What do advertising and its context entail?

Source and message variables are the first class in advertising. Second class of situational variables that may affect consumer responses are the communication tools that make up the promotional mix. This includes direct marketing, interactive marketing, sales promotion, PR, and personal selling. Integrated Marketing Communication refers to coordinating the elements in the promotion mix to create synergy between them. Advertising can no longer be viewed as invariably non-personal communication, but manifests itself in hybrid forms, including elements from other tools in the promotion mix.

Direct marketing

In direct marketing the firm directly and individually communicates with a potential customer, with the objective of generating a behavioral response. It includes database management, telemarketing, and direct response advertising. Word-of-mouth (WOM) marketing takes place when a product user tries to convince others to try the product as well.
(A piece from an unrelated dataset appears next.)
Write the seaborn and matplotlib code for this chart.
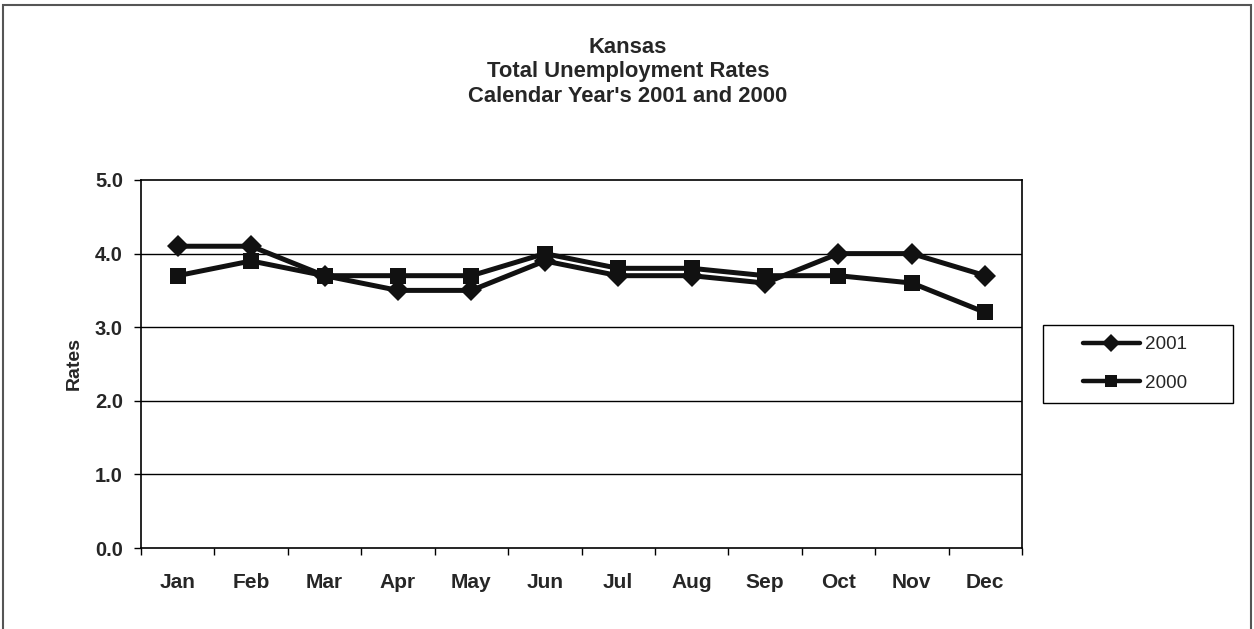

In event marketing, events are used to get in touch with potential customers, often through sponsorship. Direct mail is a personalized form where consumers are typically addressed by their names.

Interactive marketing

In interactive marketing one uses the potential of the internet for marketing products and services. Advantages of the internet are that it is fast, that consumers can control timing and pacing of information, and that consumers may have more control of content than with traditional media. However, perceived social presence is lower online.

Sales promotion

Sales promotion is focused on generating an immediate behavioral response from the consumer. It is a form of ‘action communication’. It uses price-cuts and other forms of temporary incentives to generate sales on an ad hoc basis. Its five basic functions are: (1) to increase market size by directly stimulating sales; (2) to reward loyal customers; (3) to make existing customers more loyal; (4) to stimulate trial by new customers; and (5) to support other communications tools.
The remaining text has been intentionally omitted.